Although Kenny says he didn’t have CEO aspirations when he took the keys to his first truck, having a wife and four boys was motivation enough.

And though he’s worked his way up to the top of the operation and a life behind the desk, Kenny still feels the pull of the road. He oversees about 435 trucks; he’s lived through a number of acquisitions — seeing them from both sides — and he no longer works for a trucking company but rather a division of an investment company. He still heads out on the road from time to time to stay in touch with the drivers; and he loves getting behind the wheel.

But these days, he’s Tom Kenny, CEO of Westcan Bulk Transport, a division of a private equity firm called TriWest.

More and more Canadian truckers are toying with equities. Kenny’s is the story of one that worked as planned. Almost.

Kenny first came on board the Edmonton-based bulk hauler about 16 years ago when Westcan purchased L.E. Matchett Trucking. At the time, Kenny owned two trucks and they were both leased to Matchett.

Westcan, meanwhile, was a division of Winnipeg’s Paul’s Hauling, owned by Paul Albrechtsen. When Westcan purchased Matchett, Kenny was offered a managment position with the larger operation and became general manager in Edmonton. The company grew and developed a strong position in the bulk transportation market in western Canada; so when TriWest showed up in 2007, Kenny was able to provide the equity firm with the basis for a solid investment.

Westcan wasn’t TriWest’s first trucking effort. The equity was formed in 1998, with more than $425 million in committed capital. The goal was to invest in established well-run companies with proven track records and sustainable competitive advantages. Its first trucking purchase was Highland Transport.

Kenny says the synergies formed with sister
companies allows Westcan to strengthen its position in the marketplace.

 TriWest bought Highland in 2001 and sold it in 2004 to TransForce. After that, TriWest purchased the venerable Northern Alberta general hauler, ice-road specialist, and family-owned RTL Robinson

Then came the Westcan purchase and more recently, TriWest expanded again when Paul’s sold off another asset — Gardewine — to TriWest for an undisclosed price.

According to Kenny, these types of buyout are designed to create minimal uncertainty around the office. The biggest change for Westcan was losing Paul’s Hauling as a sister company, but RTL Robinson substituted into that role.

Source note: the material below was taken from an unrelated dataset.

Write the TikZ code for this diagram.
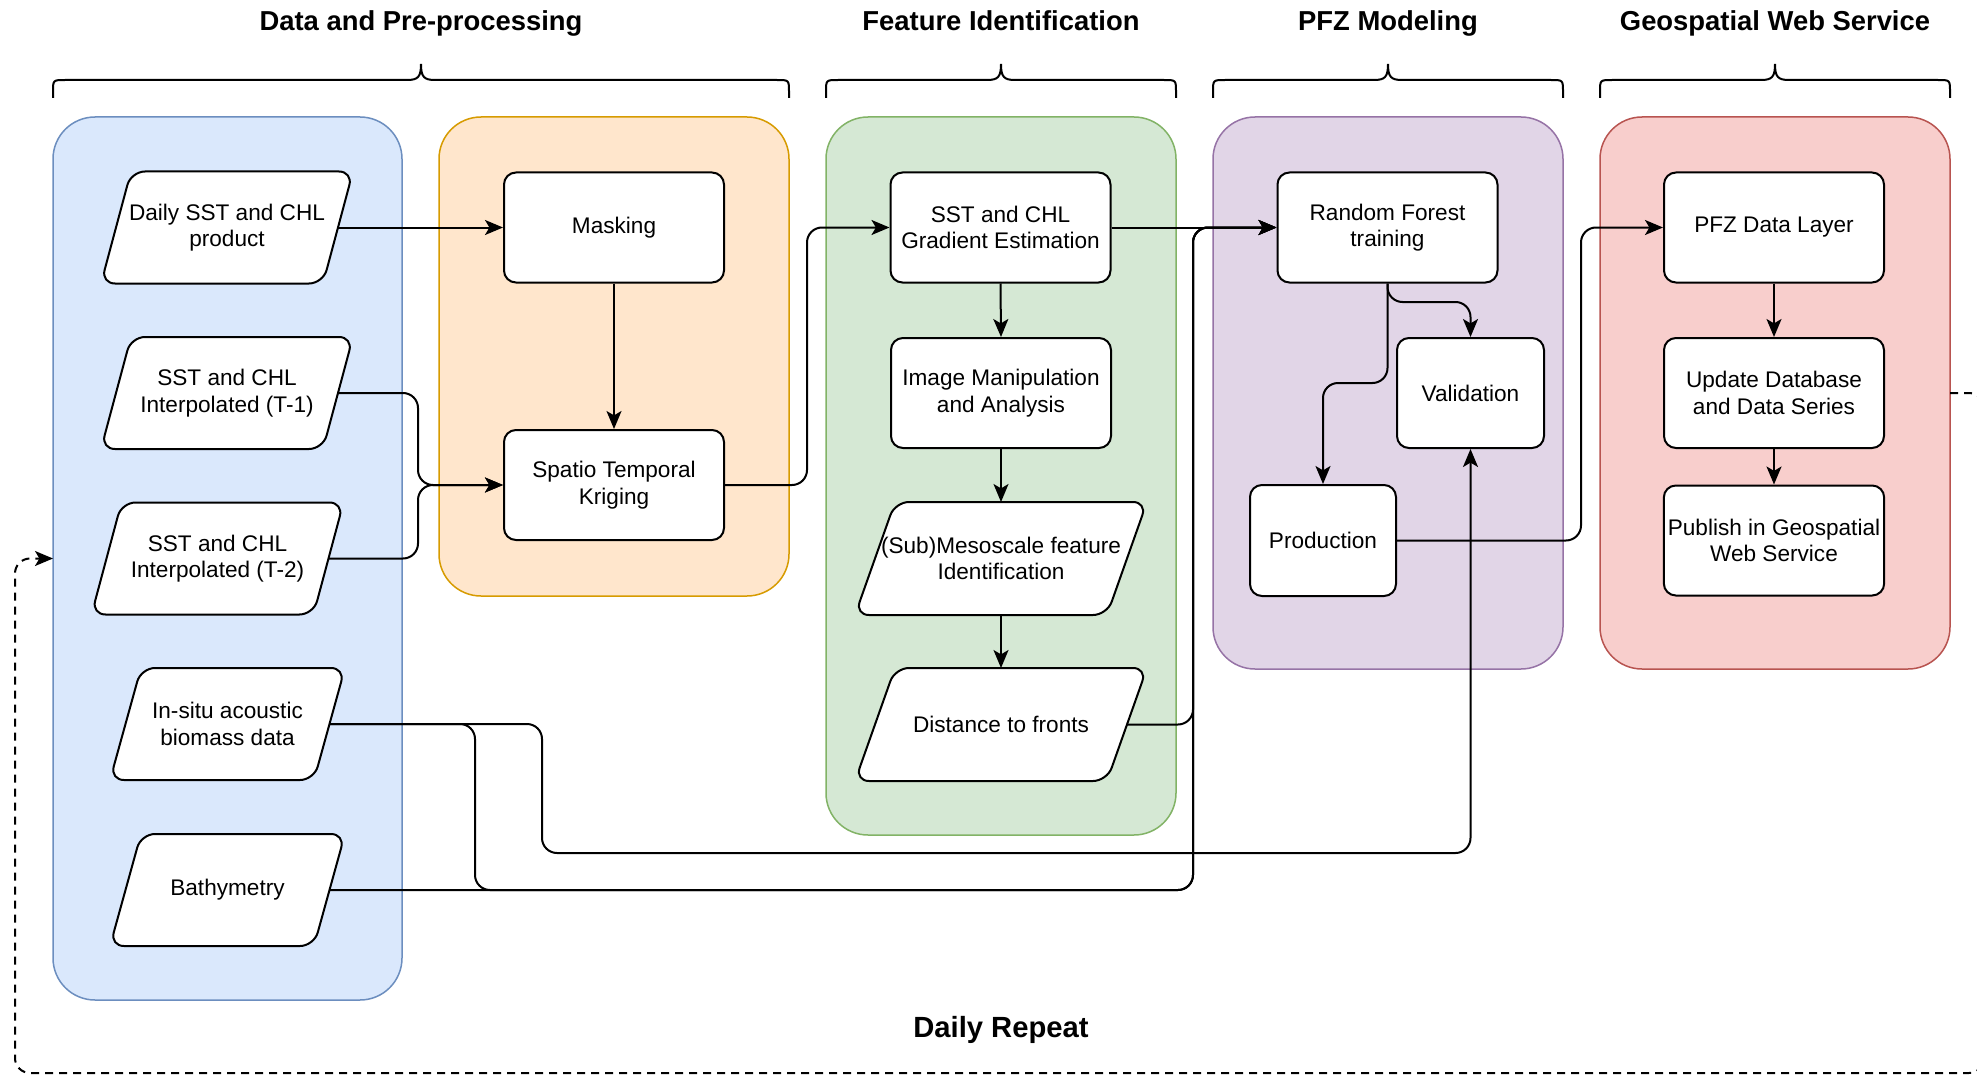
\documentclass[tikz,border=0pt]{standalone}
\usepackage{fontspec}
\setmainfont{Liberation Sans}
\usetikzlibrary{arrows.meta}
\definecolor{blueF}{HTML}{DAE8FC}\definecolor{blueD}{HTML}{6C8EBF}
\definecolor{orangeF}{HTML}{FFE6CC}\definecolor{orangeD}{HTML}{D79B00}
\definecolor{greenF}{HTML}{D5E8D4}\definecolor{greenD}{HTML}{82B366}
\definecolor{purpleF}{HTML}{E1D5E7}\definecolor{purpleD}{HTML}{9673A6}
\definecolor{redF}{HTML}{F8CECC}\definecolor{redD}{HTML}{B85450}
\pgfdeclarelayer{bglayer}\pgfdeclarelayer{shapelayer}
\pgfsetlayers{bglayer,shapelayer,main}
\newcommand\mybrace[3]{\draw[bracestyle] (#1,98) -- (#1,92) .. controls (#1,80) .. ({#1+12},80) -- ({#2-14},80) .. controls ({#2-3},80) and (#2,77) .. (#2,64) .. controls (#2,77) and ({#2+3},80) .. ({#2+14},80) -- ({#3-12},80) .. controls (#3,80) .. (#3,92) -- (#3,98);}
% parallelogram drawn behind a named text node; #2 = half of the slant
\newcommand\drawpgram[2]{\begin{pgfonlayer}{shapelayer}\draw[pgline] ([xshift=#2]#1.north west) -- ([xshift=#2]#1.north east) -- ([xshift=-#2]#1.south east) -- ([xshift=-#2]#1.south west) -- cycle;\end{pgfonlayer}}
\tikzset{
  cont/.style={rounded corners=21pt, line width=0.75pt, inner sep=0pt, outer sep=0pt, minimum width=175pt},
  proc/.style={draw, fill=white, rounded corners=6pt, line width=1pt, align=center, inner sep=2pt,
    minimum width=110pt, minimum height=55pt, font=\fontsize{11.3}{13.2}\selectfont},
  datab/.style={align=center, inner sep=1pt, outer sep=0.5pt, minimum width=110pt,
    minimum height=55pt, font=\fontsize{11.3}{13.2}\selectfont},
  pgline/.style={draw, fill=white, rounded corners=7pt, line width=1pt},
  conn/.style={line width=1pt, rounded corners=7.5pt, -{Stealth[length=9pt,width=7.5pt,inset=2.2pt]}},
  loopback/.style={conn, dash pattern=on 4pt off 3pt},
  bracestyle/.style={line width=1pt},
  title/.style={font=\fontsize{13.7}{17}\selectfont\bfseries, anchor=base}
}
\begin{document}
\begin{tikzpicture}[x=0.5pt,y=-0.5pt]
\useasboundingbox (0,0) rectangle (1977,1081);
\clip (0,0) rectangle (1977,1081);
\begin{pgfonlayer}{bglayer}
\fill[white] (0,0) rectangle (1977,1081);
\end{pgfonlayer}
% titles
\node[title] (t1title) at (421,31) {Data and Pre-processing};
\node[title] (t2title) at (1001,31) {Feature Identification};
\node[title] (t3title) at (1388,31) {PFZ Modeling};
\node[title] (t4title) at (1775,31) {Geospatial Web Service};
\node[title, font=\fontsize{14.6}{17}\selectfont\bfseries] (repeat) at (1001,1037) {Daily Repeat};
% braces
\mybrace{53}{421}{789}
\mybrace{826}{1001}{1176}
\mybrace{1213}{1388}{1563}
\mybrace{1600}{1775}{1950}
% containers
\begin{pgfonlayer}{bglayer}
\node[cont, fill=blueF, draw=blueD, minimum width=174.5pt, minimum height=441.5pt] (cBlue) at (227.5,558.5) {};
\node[cont, fill=orangeF, draw=orangeD, minimum height=239.5pt] (cOrange) at (614,356.5) {};
\node[cont, fill=greenF, draw=greenD, minimum height=359pt] (cGreen) at (1001,476) {};
\node[cont, fill=purpleF, draw=purpleD, minimum height=276pt] (cPurple) at (1388,393) {};
\node[cont, fill=redF, draw=redD, minimum height=276pt] (cRed) at (1775,393) {};
\end{pgfonlayer}
% data nodes (parallelograms)
\node[datab] (daily) at (227,227.5) {Daily SST and CHL\\product};
\node[datab] (t1) at (227,393) {SST and CHL\\Interpolated (T-1)};
\node[datab] (t2) at (217.5,558.5) {SST and CHL\\Interpolated (T-2)};
\node[datab, minimum width=101pt] (insitu) at (227.5,724) {In-situ acoustic\\biomass data};
\node[datab, minimum width=101pt] (bathy) at (227.5,890) {Bathymetry};
\drawpgram{daily}{7.5pt}
\drawpgram{t1}{7.5pt}
\drawpgram{t2}{7.5pt}
\drawpgram{insitu}{7.75pt}
\drawpgram{bathy}{7.75pt}
% pre-processing
\node[proc] (mask) at (614,227.5) {Masking};
\node[proc] (krig) at (614,485) {Spatio Temporal\\Kriging};
% features
\node[proc] (grad) at (1000.5,227.5) {SST and CHL\\Gradient Estimation};
\node[proc] (imgm) at (1001,393) {Image Manipulation\\and Analysis};
\node[datab, minimum width=125pt, minimum height=55.5pt] (meso) at (1001,558.5) {(Sub)Mesoscale feature\\Identification};
\node[datab, minimum width=125pt, minimum height=55.5pt] (dist) at (1001,724.5) {Distance to fronts};
\drawpgram{meso}{10pt}
\drawpgram{dist}{10pt}
% modeling
\node[proc] (rf) at (1387.5,227.5) {Random Forest\\training};
\node[proc, minimum width=73.5pt] (valid) at (1470.5,393) {Validation};
\node[proc, minimum width=73pt, minimum height=55.5pt] (prod) at (1323,540.5) {Production};
% web service
\node[proc] (pfz) at (1774,227.5) {PFZ Data Layer};
\node[proc] (upd) at (1774,393) {Update Database\\and Data Series};
\node[proc] (pub) at (1774,540.5) {Publish in Geospatial\\Web Service};
% helper coordinates
\coordinate (jK) at (418,0);
\coordinate (jG) at (807,0);
\coordinate (jR) at (1193,0);
\coordinate (jI) at (475,0);
\coordinate (jV) at (542,0);
\coordinate (jP) at (1581,0);
\coordinate (jD) at (1984,0);
\coordinate (jL) at (15,0);
\coordinate (hV) at (0,853);
\coordinate (hRV) at (0,302);
\coordinate (hRP) at (0,383);
\coordinate (hD) at (0,1073);
% connectors
\draw[conn] (daily.east) -- (mask.west);
\draw[conn] (mask.south) -- (krig.north);
\draw[conn] (t1.east) -- (t1.east -| jK) -- (jK |- krig.west) -- (krig.west);
\draw[conn] (t2.east) -- (t2.east -| jK) -- (jK |- krig.west) -- (krig.west);
\draw[conn] (krig.east) -- (krig.east -| jG) -- (jG |- grad.west) -- (grad.west);
\draw[conn] (grad.south) -- (imgm.north);
\draw[conn] (imgm.south) -- (meso.north);
\draw[conn] (meso.south) -- (dist.north);
\draw[conn] (grad.east) -- (rf.west);
\draw[conn] (dist.east) -- (dist.east -| jR) -- (jR |- rf.west) -- (rf.west);
\draw[conn] (bathy.east) -- (bathy.east -| jR) -- (jR |- rf.west) -- (rf.west);
\draw[conn] (insitu.east) -- (insitu.east -| jI) -- (jI |- bathy.east) -- (bathy.east -| jR) -- (jR |- rf.west) -- (rf.west);
\draw[conn] (insitu.east) -- (insitu.east -| jV) -- (jV |- hV) -- (valid.south |- hV) -- (valid.south);
\draw[conn] (rf.south) -- (rf.south |- hRV) -- (valid.north |- hRV) -- (valid.north);
\draw[conn] (rf.south) -- (rf.south |- hRP) -- (prod.north |- hRP) -- (prod.north);
\draw[conn] (prod.east) -- (prod.east -| jP) -- (jP |- pfz.west) -- (pfz.west);
\draw[conn] (pfz.south) -- (upd.north);
\draw[conn] (upd.south) -- (pub.north);
\draw[loopback] (upd.east -| cRed.east) -- (upd.east -| jD) -- (jD |- hD) -- (jL |- hD) -- (jL |- cBlue.west) -- (cBlue.west);
\end{tikzpicture}
\end{document}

"The transition from Paul’s Hauling to TriWest has been fairly smooth in terms of day-to-day operations, not much has changed," explains Kenny. "Our goal is now to grow the business and the experience and knowledge TriWest brings to our company will help achieve this goal."

While the trucking operations have retained their own management structures under TriWest, the carriers work closely to align best practices and maximize growth opportunities.

Westcan focuses on providing bulk transport services for a number of different industry sectors, primarily in western Canada and the northwest U.S., and they’ve been at it since 1964.

RTL Robinson had transformed since 1968 from a transportation company to a provider of transportation, construction and logistics services. Established in Canada’s North, the carrier provides LTL service across the western arctic and is a key member in both summer and winter road construction.

The Gardewine Group has six divisions and dabbles in a bit of everything. While the company has expanded its reach, primary service in the past has been in Manitoba and northwestern Ontario.

Each of the carriers under TriWest operates in different markets and growth for each carrier likely won’t come through diversification, so the fleets will lean on each other create a better support network.

"Our sister companies have a positive impact on our business, and vice-versa," notes Kenny, who in 2005 was given one of Alberta’s most prestigious trucking industry awards. "Through our relationship with RTL, we are able to develop synergies that will ultimately allow us to strengthen our position in the marketplace."

"We are looking to achieve growth both organically and by acquisition if the right opportunities present themselves," says Kenny. "Alignment of our companies is another primary focus. This involves determining best practices, applying them in a way that is mutually beneficial, and working together as a cohesive team."

Increasingly, acquisitions are being viewed less as takeovers and more as an injection of new money, new ideas and new optimism. In other words, growth.